New Apple invention helps prevent misdirected messages and emails

“An Apple invention published on Thursday illustrates a simple yet effective way to remind a user of who is on the other end of a text message or group chat, a problem that is the bane of people who juggle multiple conversations at once,” Mikey Campbell reports for AppleInsider.

“As published by the U.S. Patent and Trademark Office, Apple’s patent application for ‘Generation of a user interface based on contacts’ enables users of apps like iMessage to be more aware of who they are talking to at any given time, thereby preventing potentially embarrassing misdirected messages,” Campbell reports. “The invention basically inserts a contact’s picture, or photo corresponding to a contact, as the background image for a messaging session. For group chats, text is overlaid atop one or more images relating to the contacts involved in the conversation.”

Campbell reports, “When a contact does not have an assigned photo, a generic male or female avatar may be used as the system intelligently selects gender based on stored contact information.”

Read more, and see Apple’s patent application illustrations, in the full article here.

6 Comments

  1. I hope (and assume) this patent is merely to keep someone else from patenting it. I’m an Apple fan, but if they sue somebody for showing the contact’s picture it won’t help their image.

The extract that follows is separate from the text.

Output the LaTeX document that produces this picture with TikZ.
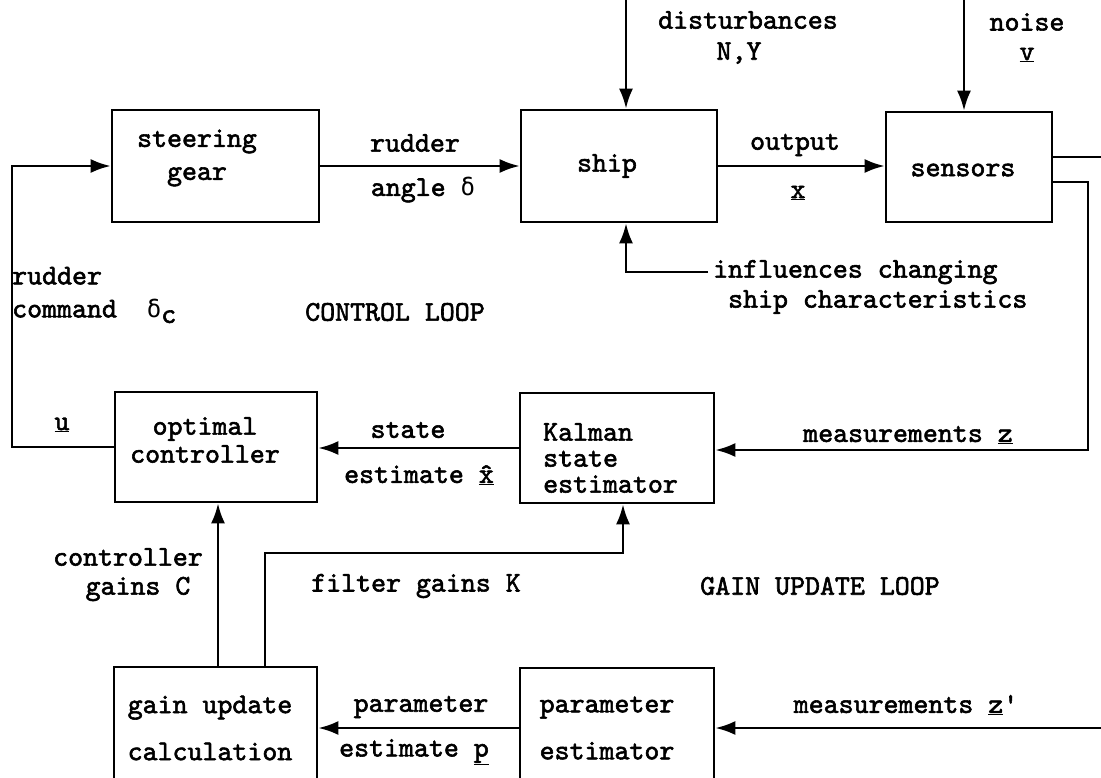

  2. Wouldn’t it also work if you could set the color of background of the text session to a color defined in your contacts for that person. Just seeing the different color background would let you know you were in a different conversation. For group conversations maybe have some combination of the colors (rainbow ??) as the background.

  3. The “inventions” that Apple are patenting lately are kind of stretching the boundaries, aren’t they? Does this really need to be patented? Can this really be said to be an invention?